USA TODAY, June 24, 1993

HEADLINE: Catch these young rising stars // Russell Crowe: Aussie stomping through U.S.

BYLINE: Karen Thomas

Aussie actor Russell Crowe is taking heat for the frenzied violence in his new movie Romper Stomper, about neo-Nazi skinhead gangs in Melbourne, Australia. He's ready. "Some say the mere fact that they're in a film is glamorizing (them)," Crowe says. "Then some appreciate that someone finally made a film about a very brutal subject."

The role won him the Australian equivalent of the Oscar, and here, where the film opened in selected cities, he took an award from the Seattle Film Festival. Crowe, new to U.S. screens, got high marks from The New York Times critic Stephen Holden: "(His) mixture of menace and animal magnetism suggests a post-punk answer to Marlon Brando in The Wild One." Another comparison - to fellow Aussie actor Mel Gibson - is inevitable. "Without being facetious, I put up with it all the time," says the actor, 29. "Everybody's always comparing me to someone else."

Gibson is a "very fine actor," Crowe says, adding "most of the world doesn't know where he came from to get to Lethal Weapon. He was a hugely popular stage actor before he was a movie star." Given his own comparisons, though, Crowe would like to be compared to Aussie Judy Davis.

Random thoughts on the U.S. after five weeks roaming: "When I'm somewhere rural, or in a city the size of Seattle, I really enjoy it. But L.A. has a sort of air about it, an air of violence about it, that I don't really enjoy. The line between the haves and the have-nots is written right down the middle of the city. You see it on the pavement. It's bothersome."
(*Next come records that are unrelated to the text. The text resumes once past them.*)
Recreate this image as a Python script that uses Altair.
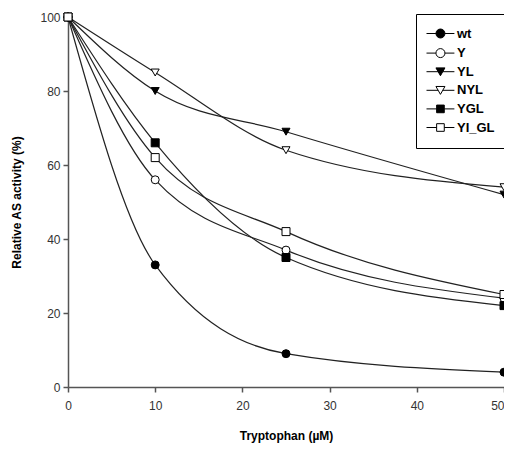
import altair as alt
import pandas as pd

# ---- data ----
conc = [0, 10, 25, 50]
series = ["wt", "Y", "YL", "NYL", "YGL", "YI_GL"]
wt = [100, 33, 9, 4]
Y = [100, 56, 37, 24]
YL = [100, 80, 69, 52]
NYL = [100, 85, 64, 54]
YGL = [100, 66, 35, 22]
YI_GL = [100, 62, 42, 25]
x_ticks = [0, 10, 20, 30, 40, 50]
y_ticks = [0, 20, 40, 60, 80, 100]

values = {"wt": wt, "Y": Y, "YL": YL, "NYL": NYL, "YGL": YGL, "YI_GL": YI_GL}
rows = []
for s in series:
    for c, v in zip(conc, values[s]):
        rows.append({"series": s, "conc": c, "activity": v})
df = pd.DataFrame(rows)

fills = ["black", "white", "black", "white", "black", "white"]
marker_groups = {
    "circle": ["wt", "Y"],
    "triangle-down": ["YL", "NYL"],
    "square": ["YGL", "YI_GL"],
}

# legend symbols: line stubs + marker (unit coordinates)
circ = "M2.1,0A1,1,0,1,1,0.1,0A1,1,0,1,1,2.1,0Z"
leg_circle = "M-2,0H0.1M2.1,0H4.2" + circ
leg_tri = "M-2,0H0.59M1.61,0H4.2M0.1,-0.85L2.1,-0.85L1.1,0.9Z"
leg_sq = "M-2,0H0.25M1.95,0H4.2M0.25,-0.85H1.95V0.85H0.25Z"
legend_shapes = [leg_circle, leg_circle, leg_tri, leg_tri, leg_sq, leg_sq]

FONT = "Liberation Sans"

x_enc = alt.X(
    "conc:Q",
    scale=alt.Scale(domain=[0, 50], nice=False, zero=False),
    axis=alt.Axis(
        values=x_ticks, title="Tryptophan (µM)", labelPadding=8, titlePadding=19,
        labelAlign={"condition": {"test": "datum.value >= 50", "value": "right"}, "value": "center"},
    ),
)
y_enc = alt.Y(
    "activity:Q",
    scale=alt.Scale(domain=[0, 100], nice=False),
    axis=alt.Axis(values=y_ticks, title="Relative AS activity (%)", labelPadding=3,
                  titlePadding=16),
)

leg = alt.Legend(
    title=None,
    orient="none",
    legendX=348,
    legendY=-3,
    strokeColor="black",
    fillColor="white",
    padding=13,
    rowPadding=4.6,
    symbolSize=81,
    symbolStrokeColor="black",
    symbolStrokeWidth=1,
    labelFont=FONT,
    labelFontSize=13,
    labelFontWeight="bold",
    labelColor="black",
    labelOffset=15,
)

fill_enc = alt.Fill("series:N", scale=alt.Scale(domain=series, range=fills), legend=leg)

base = alt.Chart(df)

lines = base.mark_line(interpolate="monotone", color="#222222", strokeWidth=1.2).encode(
    x=x_enc, y=y_enc, detail="series:N"
)

point_layers = []
for shp, members in marker_groups.items():
    point_layers.append(
        base.transform_filter(alt.FieldOneOfPredicate(field="series", oneOf=members))
        .mark_point(shape=shp, filled=True, size=64, stroke="black", strokeWidth=1, opacity=1)
        .encode(x=x_enc, y=y_enc, fill=fill_enc)
    )

legend_layer = base.transform_filter("datum.conc < 0").mark_point(
    filled=True, size=81, stroke="black", strokeWidth=1, opacity=1
).encode(
    x=x_enc,
    y=y_enc,
    shape=alt.Shape("series:N", scale=alt.Scale(domain=series, range=legend_shapes), legend=leg),
    fill=fill_enc,
)

chart = (
    alt.layer(lines, *point_layers, legend_layer)
    .properties(
        width=436,
        height=370,
        autosize=alt.AutoSizeParams(type="none"),
        padding={"left": 60, "top": 9, "right": 0, "bottom": 63},
    )
    .configure_view(stroke=None)
    .configure_axis(
        grid=False,
        domainColor="#555555",
        domainWidth=1.5,
        tickColor="#555555",
        tickWidth=1.5,
        tickSize=5,
        labelFont=FONT,
        labelFontSize=12,
        labelColor="#333333",
        titleFont=FONT,
        titleFontSize=12,
        titleFontWeight="bold",
        titleColor="black",
    )
)

chart.save("out.html", embed_options={"renderer": "svg", "actions": False})
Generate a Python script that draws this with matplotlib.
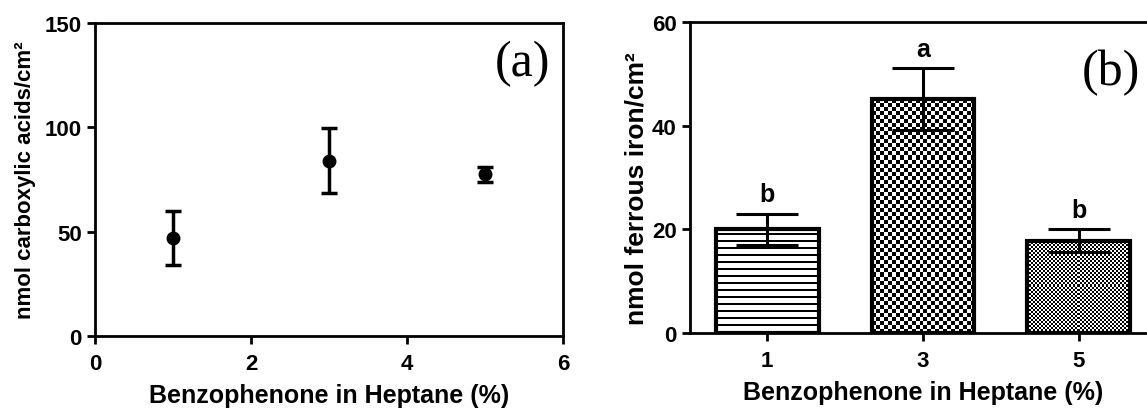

While Hollywood may beckon, Crowe doesn't want to look too anxious. "When I read something good here, there's already 23,000 stars lined up."

Back in his Sydney flat is a steady girlfriend: "a long-term relationship," he jokes, "with a long-suffering woman."

Three generations into cinema - his parents were set caterers, his grandfather a cinematographer - Crowe acted at age 6.

After nine Australian films in three years, next up is a musical in which he plays the famous John Belushi character, Jake Blues. This allows him to "sit in my own flat with my own mess talking to my own cockroaches."